----- Dataset rows -----

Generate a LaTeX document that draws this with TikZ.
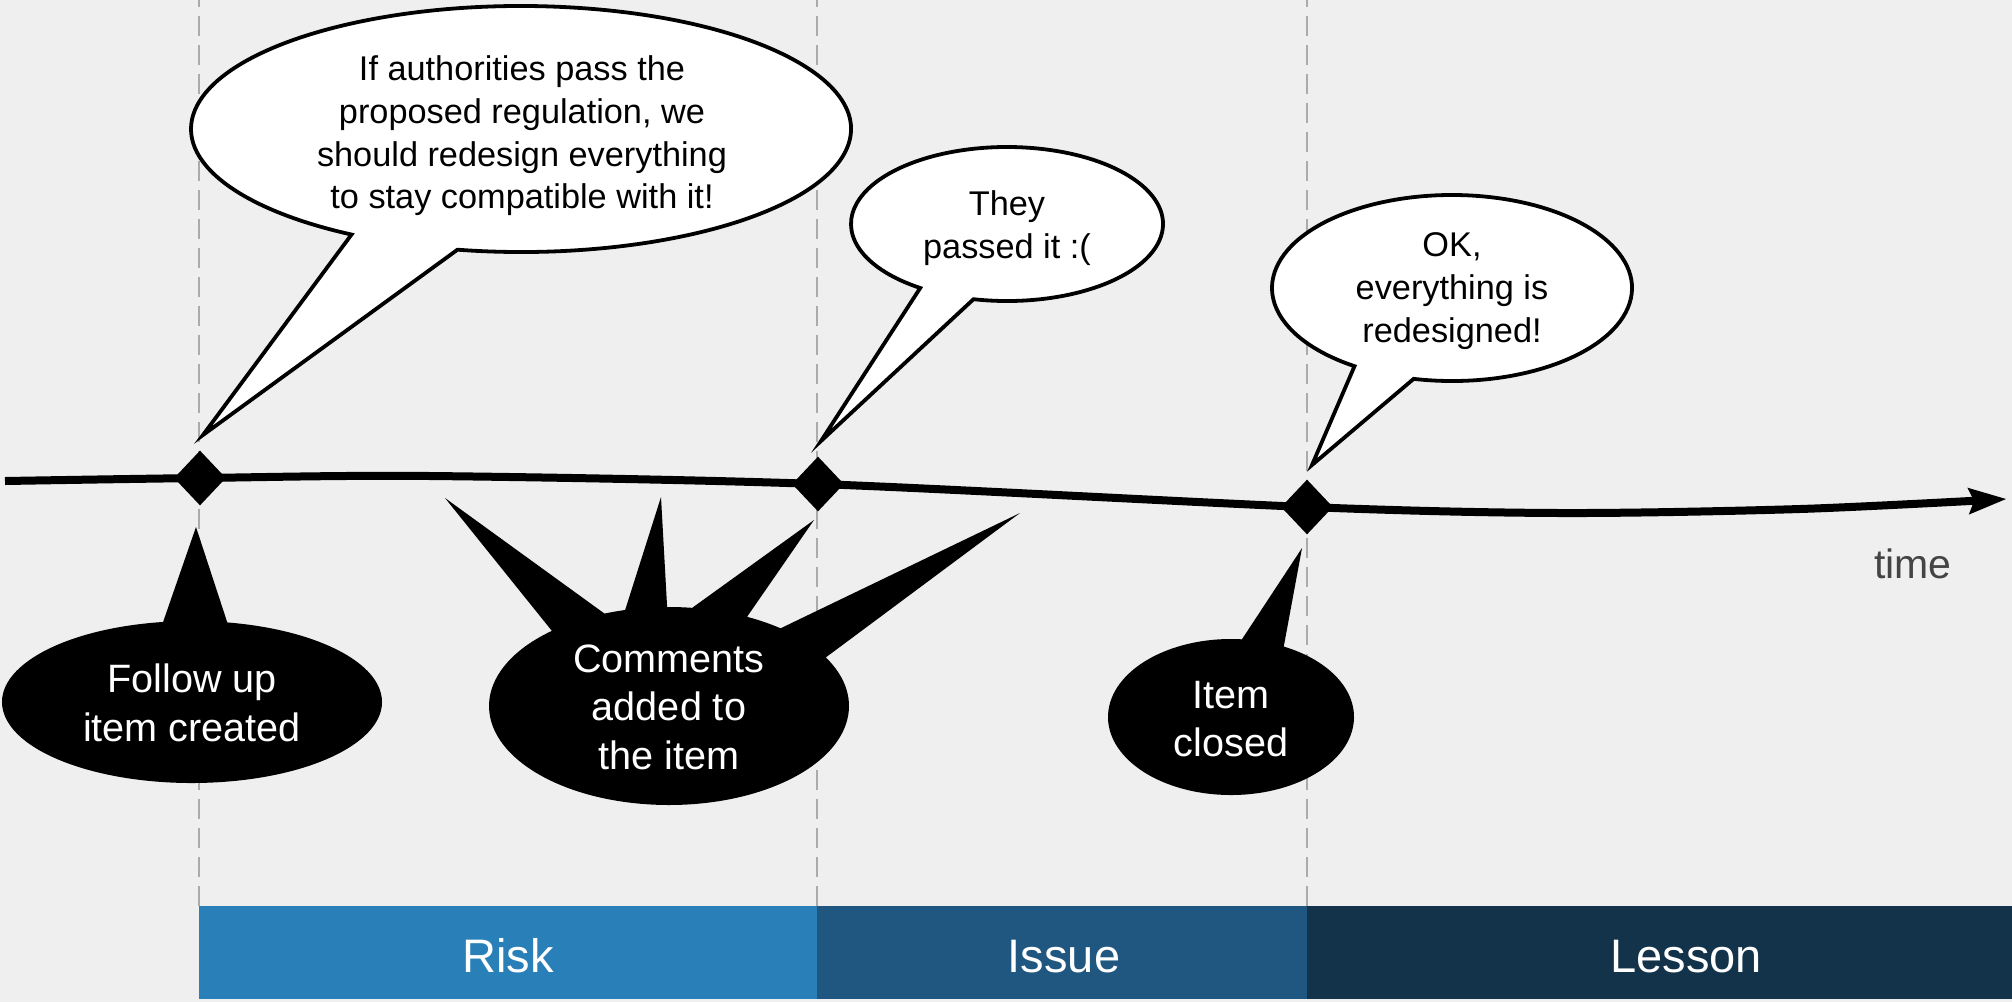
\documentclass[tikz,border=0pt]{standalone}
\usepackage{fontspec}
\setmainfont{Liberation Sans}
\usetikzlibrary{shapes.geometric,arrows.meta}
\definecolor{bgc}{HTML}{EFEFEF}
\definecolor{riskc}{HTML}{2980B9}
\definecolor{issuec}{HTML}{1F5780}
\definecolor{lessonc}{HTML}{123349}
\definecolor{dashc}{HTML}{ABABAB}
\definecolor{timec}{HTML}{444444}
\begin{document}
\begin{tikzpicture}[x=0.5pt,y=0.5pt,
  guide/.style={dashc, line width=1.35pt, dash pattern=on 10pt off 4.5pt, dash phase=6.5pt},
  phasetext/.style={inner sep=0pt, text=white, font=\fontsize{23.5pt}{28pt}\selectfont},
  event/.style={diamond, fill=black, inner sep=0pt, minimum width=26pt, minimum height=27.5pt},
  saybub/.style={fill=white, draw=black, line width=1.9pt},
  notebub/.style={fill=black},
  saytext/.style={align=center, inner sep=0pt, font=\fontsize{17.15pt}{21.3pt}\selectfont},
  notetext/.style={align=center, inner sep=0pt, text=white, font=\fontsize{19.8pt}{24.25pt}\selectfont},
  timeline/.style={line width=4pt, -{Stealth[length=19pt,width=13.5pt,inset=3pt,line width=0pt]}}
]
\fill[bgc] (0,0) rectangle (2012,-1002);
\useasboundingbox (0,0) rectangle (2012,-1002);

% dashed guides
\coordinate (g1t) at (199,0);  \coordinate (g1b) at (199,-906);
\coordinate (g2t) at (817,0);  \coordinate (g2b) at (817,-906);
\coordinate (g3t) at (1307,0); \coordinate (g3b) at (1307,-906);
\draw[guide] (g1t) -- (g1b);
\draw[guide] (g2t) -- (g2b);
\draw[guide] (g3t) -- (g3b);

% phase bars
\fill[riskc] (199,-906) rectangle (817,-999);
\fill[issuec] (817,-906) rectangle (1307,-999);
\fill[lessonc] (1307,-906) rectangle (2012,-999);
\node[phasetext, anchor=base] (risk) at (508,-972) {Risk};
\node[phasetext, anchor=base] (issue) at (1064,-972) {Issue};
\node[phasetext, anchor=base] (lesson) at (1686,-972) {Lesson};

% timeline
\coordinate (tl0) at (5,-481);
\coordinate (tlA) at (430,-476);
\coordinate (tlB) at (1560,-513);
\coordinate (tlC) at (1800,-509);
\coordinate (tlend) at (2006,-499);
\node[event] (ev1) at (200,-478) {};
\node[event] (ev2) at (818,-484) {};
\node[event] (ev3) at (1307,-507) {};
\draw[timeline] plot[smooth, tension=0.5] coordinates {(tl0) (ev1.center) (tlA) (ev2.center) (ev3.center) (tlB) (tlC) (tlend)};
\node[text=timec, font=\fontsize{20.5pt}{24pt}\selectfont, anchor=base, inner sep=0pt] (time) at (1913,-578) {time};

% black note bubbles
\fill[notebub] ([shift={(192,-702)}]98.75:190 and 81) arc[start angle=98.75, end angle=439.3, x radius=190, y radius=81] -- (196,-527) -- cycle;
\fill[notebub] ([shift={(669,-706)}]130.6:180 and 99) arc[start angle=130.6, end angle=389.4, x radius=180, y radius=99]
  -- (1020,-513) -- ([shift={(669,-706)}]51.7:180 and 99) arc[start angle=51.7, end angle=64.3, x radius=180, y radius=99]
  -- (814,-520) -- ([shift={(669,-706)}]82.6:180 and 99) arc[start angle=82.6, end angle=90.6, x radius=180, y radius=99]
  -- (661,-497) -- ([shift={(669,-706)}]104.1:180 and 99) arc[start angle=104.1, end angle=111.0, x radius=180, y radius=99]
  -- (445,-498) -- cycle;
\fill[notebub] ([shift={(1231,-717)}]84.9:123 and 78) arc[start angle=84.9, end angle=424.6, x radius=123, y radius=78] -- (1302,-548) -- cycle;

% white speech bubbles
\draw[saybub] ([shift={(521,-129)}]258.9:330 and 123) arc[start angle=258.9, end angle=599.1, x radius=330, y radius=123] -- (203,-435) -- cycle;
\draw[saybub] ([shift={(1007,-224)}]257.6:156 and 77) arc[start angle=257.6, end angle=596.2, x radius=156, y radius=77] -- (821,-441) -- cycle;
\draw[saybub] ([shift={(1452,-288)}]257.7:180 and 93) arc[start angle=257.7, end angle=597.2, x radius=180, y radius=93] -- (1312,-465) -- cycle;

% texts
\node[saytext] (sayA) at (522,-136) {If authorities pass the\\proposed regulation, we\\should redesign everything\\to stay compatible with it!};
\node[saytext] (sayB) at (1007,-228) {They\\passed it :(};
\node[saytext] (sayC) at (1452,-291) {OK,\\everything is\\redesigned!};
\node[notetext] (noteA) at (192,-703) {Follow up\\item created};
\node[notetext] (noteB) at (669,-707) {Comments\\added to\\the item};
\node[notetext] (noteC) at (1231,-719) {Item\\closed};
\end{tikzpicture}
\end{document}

-----
----- Dataset rows -----

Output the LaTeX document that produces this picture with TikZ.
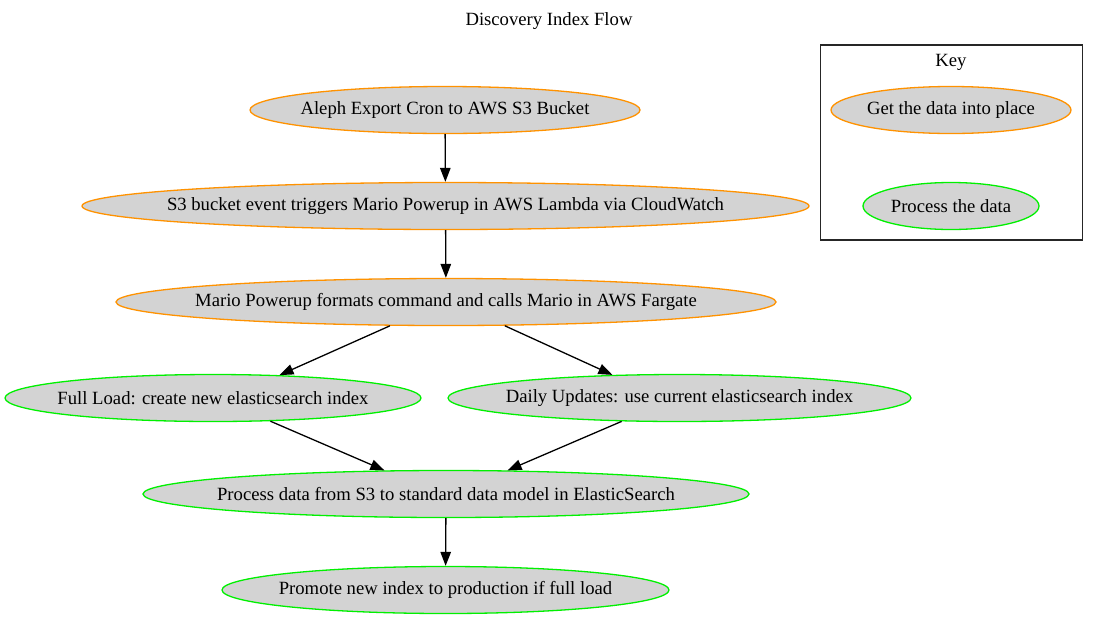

-----

Copy exactly the stretch of lines that starts at the line holding "Generate a LaTeX" and ends at the line holding "anchor=base] (lesson) at". Drop the pictures.

Generate a LaTeX document that draws this with TikZ.
\documentclass[tikz,border=0pt]{standalone}
\usepackage{fontspec}
\setmainfont{Liberation Sans}
\usetikzlibrary{shapes.geometric,arrows.meta}
\definecolor{bgc}{HTML}{EFEFEF}
\definecolor{riskc}{HTML}{2980B9}
\definecolor{issuec}{HTML}{1F5780}
\definecolor{lessonc}{HTML}{123349}
\definecolor{dashc}{HTML}{ABABAB}
\definecolor{timec}{HTML}{444444}
\begin{document}
\begin{tikzpicture}[x=0.5pt,y=0.5pt,
  guide/.style={dashc, line width=1.35pt, dash pattern=on 10pt off 4.5pt, dash phase=6.5pt},
  phasetext/.style={inner sep=0pt, text=white, font=\fontsize{23.5pt}{28pt}\selectfont},
  event/.style={diamond, fill=black, inner sep=0pt, minimum width=26pt, minimum height=27.5pt},
  saybub/.style={fill=white, draw=black, line width=1.9pt},
  notebub/.style={fill=black},
  saytext/.style={align=center, inner sep=0pt, font=\fontsize{17.15pt}{21.3pt}\selectfont},
  notetext/.style={align=center, inner sep=0pt, text=white, font=\fontsize{19.8pt}{24.25pt}\selectfont},
  timeline/.style={line width=4pt, -{Stealth[length=19pt,width=13.5pt,inset=3pt,line width=0pt]}}
]
\fill[bgc] (0,0) rectangle (2012,-1002);
\useasboundingbox (0,0) rectangle (2012,-1002);

% dashed guides
\coordinate (g1t) at (199,0);  \coordinate (g1b) at (199,-906);
\coordinate (g2t) at (817,0);  \coordinate (g2b) at (817,-906);
\coordinate (g3t) at (1307,0); \coordinate (g3b) at (1307,-906);
\draw[guide] (g1t) -- (g1b);
\draw[guide] (g2t) -- (g2b);
\draw[guide] (g3t) -- (g3b);

% phase bars
\fill[riskc] (199,-906) rectangle (817,-999);
\fill[issuec] (817,-906) rectangle (1307,-999);
\fill[lessonc] (1307,-906) rectangle (2012,-999);
\node[phasetext, anchor=base] (risk) at (508,-972) {Risk};
\node[phasetext, anchor=base] (issue) at (1064,-972) {Issue};
\node[phasetext, anchor=base] (lesson) at (1686,-972) {Lesson};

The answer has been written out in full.